Library World Records, by Godfrey Oswald (327 pages, 2d ed., January 2009), expands the 2004 first edition by some 90 pages, all filled with fascinating facts about book and library superlatives. The book is divided into nine major sections: national libraries (listing the oldest and largest); public and subscription libraries (such as the busiest public library in Asia); university and academic libraries (ten oldest in Eastern Europe); specialty libraries and archives (largest prison libraries); miscellaneous world records (notable people who have worked in libraries); books, periodicals, and bookstores (first book to use page numbers, first book blessed by the Pope, oldest bookstores); library buildings (tallest, oldest, most fascinating); library catalogs, databases, and technology (largest biology database); and LIS organizations (first library school in the Middle East, the 345 largest libraries). Documentation for these records is sparse; one hopes that Oswald will improve on this in a third edition. $39.95. McFarland. 978-0-7864-3852-5.
Lynching and Spectacle: Witnessing Racial Violence in America, 1890–1940, by Amy Louise Wood (349 pages, March 2009), attempts to explain the complex cultural forces that enabled southern whites to accept lynching as a dramatization and reinforcement of their perceived racial supremacy. Wood notes that photos of lynching incidents were widely circulated in the South as postcards and served to both normalize the brutality of the event and extend the spectacle to a wider, sympathetic audience. However, by the 1930s the same images were used by the NAACP and other antilynching groups as evidence of the casual atrocity of southern racism. Wood also examines the shift in cinematic depictions of lynchings from Birth of a Nation (1915) to Fury (1936). $39.95. University of North Carolina. 978-0-8078-3254-7.

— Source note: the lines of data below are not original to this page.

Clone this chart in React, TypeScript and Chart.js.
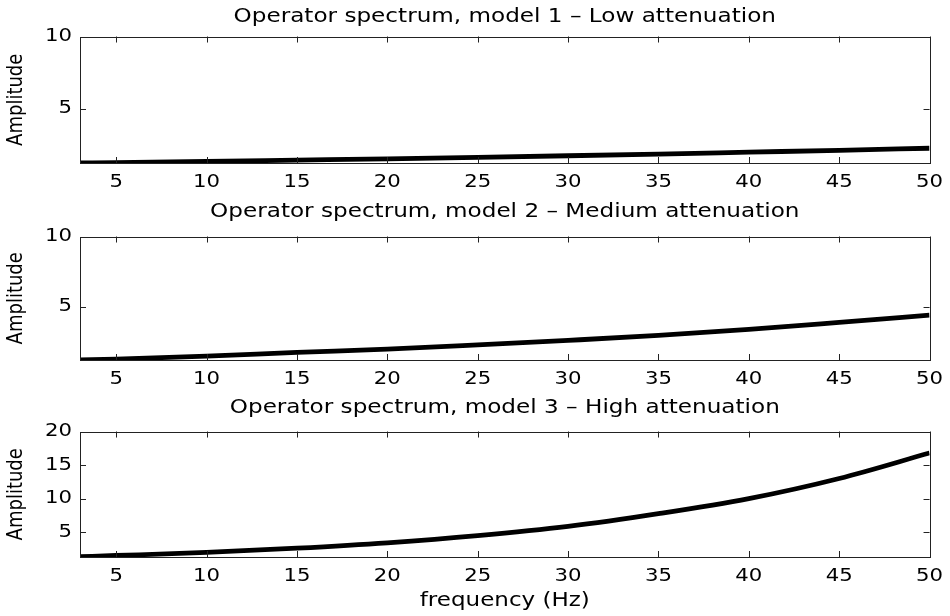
import React, { useEffect, useRef } from "react";
import { Chart, registerables } from "chart.js";

Chart.register(...registerables);

// ---- data ----
const frequencies = [3, 5, 10, 15, 20, 25, 30, 35, 40, 45, 50];
const ampLow = [1.25, 1.28, 1.36, 1.45, 1.54, 1.64, 1.75, 1.87, 2.0, 2.13, 2.27];
const ampMedium = [1.2, 1.26, 1.48, 1.74, 1.98, 2.28, 2.6, 2.95, 3.38, 3.88, 4.4];
const ampHigh = [1.35, 1.52, 1.98, 2.62, 3.42, 4.48, 5.85, 7.75, 10.0, 13.0, 16.8];
const panelTitles = [
  "Operator spectrum, model 1 \u2013 Low attenuation",
  "Operator spectrum, model 2 \u2013 Medium attenuation",
  "Operator spectrum, model 3 \u2013 High attenuation",
];
const yMins = [1.25, 1.2, 1.3];
const yMaxs = [10, 10, 20];
const xMin = 3;
const xMax = 50;
const xStep = 5;
const yStep = 5;
const xLabel = "frequency (Hz)";
const yLabel = "Amplitude";

const FONT = "'DejaVu Sans', 'Liberation Sans', sans-serif";
const INK = "#000";
// the reference's lettering is horizontally stretched
const TEXT_STRETCH_X = 1.18;

function stretchCanvasText(ctx: any) {
  if (ctx.__stretched) return;
  const orig = ctx.fillText.bind(ctx);
  ctx.fillText = function (text: string, x: number, y: number, maxWidth?: number) {
    ctx.save();
    ctx.translate(x, y);
    const m = ctx.getTransform();
    const s = new DOMMatrix()
      .translate(m.e, m.f)
      .scale(TEXT_STRETCH_X, 1)
      .translate(-m.e, -m.f)
      .multiply(m);
    ctx.setTransform(s);
    if (maxWidth === undefined) orig(text, 0, 0);
    else orig(text, 0, 0, maxWidth);
    ctx.restore();
  };
  ctx.__stretched = true;
}

const boxPlugin = {
  id: "matlabBox",
  beforeDraw(chart: any) {
    stretchCanvasText(chart.ctx);
  },
  afterDatasetsDraw(chart: any) {
    const { ctx, chartArea: a, scales } = chart;
    const L = 6;
    ctx.save();
    ctx.strokeStyle = "#222";
    ctx.lineWidth = 1;
    ctx.beginPath();
    scales.x.ticks.forEach((t: any) => {
      const px = Math.round(scales.x.getPixelForValue(t.value)) + 0.5;
      ctx.moveTo(px, a.bottom);
      ctx.lineTo(px, a.bottom - L);
      ctx.moveTo(px, a.top);
      ctx.lineTo(px, a.top + L);
    });
    scales.y.ticks.forEach((t: any) => {
      const py = Math.round(scales.y.getPixelForValue(t.value)) + 0.5;
      ctx.moveTo(a.left, py);
      ctx.lineTo(a.left + L, py);
      ctx.moveTo(a.right, py);
      ctx.lineTo(a.right - L, py);
    });
    ctx.stroke();
    ctx.strokeRect(
      Math.round(a.left) + 0.5,
      Math.round(a.top) + 0.5,
      Math.round(a.right - a.left),
      Math.round(a.bottom - a.top)
    );
    ctx.restore();
  },
};

type PanelProps = {
  top: number;
  height: number;
  values: number[];
  title: string;
  yMin: number;
  yMax: number;
  titlePadTop: number;
  titlePadBottom: number;
  xAxisHeight: number;
  showXLabel: boolean;
};

function Panel(p: PanelProps) {
  const ref = useRef<HTMLCanvasElement | null>(null);
  useEffect(() => {
    if (!ref.current) return;
    const chart = new Chart(ref.current, {
      type: "line",
      data: {
        datasets: [
          {
            data: frequencies.map((f, i) => ({ x: f, y: p.values[i] })),
            borderColor: "#000",
            borderWidth: 4.8,
            pointRadius: 0,
            cubicInterpolationMode: "monotone",
            fill: false,
          },
        ],
      },
      options: {
        animation: false,
        responsive: false,
        devicePixelRatio: 1,
        layout: { padding: { left: 0, right: 20, top: 0, bottom: 0 } },
        plugins: {
          legend: { display: false },
          tooltip: { enabled: false },
          title: {
            display: true,
            fullSize: false,
            text: p.title,
            color: INK,
            font: { family: FONT, size: 19.6, weight: "normal" },
            padding: { top: p.titlePadTop, bottom: p.titlePadBottom },
          },
        },
        scales: {
          x: {
            type: "linear",
            min: xMin,
            max: xMax,
            grid: { display: false, drawTicks: false },
            border: { display: false },
            ticks: {
              stepSize: xStep,
              includeBounds: false,
              autoSkip: false,
              color: INK,
              padding: 9,
              maxRotation: 0,
              font: { family: FONT, size: 18 },
            },
            title: {
              display: p.showXLabel,
              text: xLabel,
              color: INK,
              font: { family: FONT, size: 19.5 },
              padding: { top: 0, bottom: 3 },
            },
            afterFit: (s: any) => {
              s.height = p.xAxisHeight;
            },
          },
          y: {
            type: "linear",
            min: p.yMin,
            max: p.yMax,
            grid: { display: false, drawTicks: false },
            border: { display: false },
            ticks: {
              stepSize: yStep,
              includeBounds: false,
              color: INK,
              padding: 8,
              font: { family: FONT, size: 18 },
            },
            title: {
              display: true,
              text: yLabel,
              color: INK,
              font: { family: FONT, size: 18 },
              padding: { top: 6, bottom: 0 },
            },
            afterFit: (s: any) => {
              s.width = 80;
            },
          },
        },
      },
      plugins: [boxPlugin],
    } as any);
    return () => chart.destroy();
  }, []);
  return (
    <canvas
      ref={ref}
      width={950}
      height={p.height}
      style={{ position: "absolute", left: 0, top: p.top, width: 950, height: p.height, display: "block" }}
    />
  );
}

export default function App() {
  return (
    <div style={{ position: "fixed", left: 0, top: 0, width: 950, height: 616, background: "#fff" }}>
      <Panel top={0} height={200} values={ampLow} title={panelTitles[0]} yMin={yMins[0]} yMax={yMaxs[0]}
        titlePadTop={5} titlePadBottom={8} xAxisHeight={37} showXLabel={false} />
      <Panel top={195} height={197} values={ampMedium} title={panelTitles[1]} yMin={yMins[1]} yMax={yMaxs[1]}
        titlePadTop={5} titlePadBottom={13} xAxisHeight={32} showXLabel={false} />
      <Panel top={392} height={224} values={ampHigh} title={panelTitles[2]} yMin={yMins[2]} yMax={yMaxs[2]}
        titlePadTop={4} titlePadBottom={12} xAxisHeight={59} showXLabel={true} />
    </div>
  );
}
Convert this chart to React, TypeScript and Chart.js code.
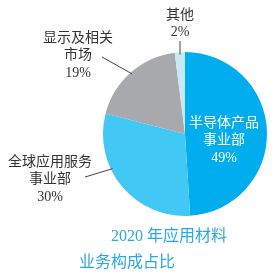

Taming the Land: The Lost Postcard Photographs of the Texas High Plains, by John Miller Morris (220 pages, April 2009), is the first in a projected series of volumes on real-photo postcards that uniquely characterize life and society in West Texas from 1906 to 1937. Morris pieces together biographies of the traveling professionals and town photographers who captured and marketed these images during the great land boom in the Texas Panhandle, when huge cattle ranches were being replaced by small towns and wheat farms. The photos are reproduced larger than their original size, allowing Morris to comment on subtle details in each photo. $45.00. Texas A&M University. 978-1-60344-037-2.
Tippecanoe and Tyler Too, by Jan R. Van Meter (334 pages, November 2008), details the origins of 57 famous catchphrases in American history, such as James Otis’s “No taxation without representation” and Dr. Martin Luther King Jr.’s “I have a dream.” Although reference librarians can easily locate the sources for most of these in a quotation dictionary, Van Meter provides extensive background on their origin and significance. Each is emblematic of the prevailing values and viewpoints held during a particular phase or turning point in American history. $22.50. University of Chicago. 978-0-226-84968-3.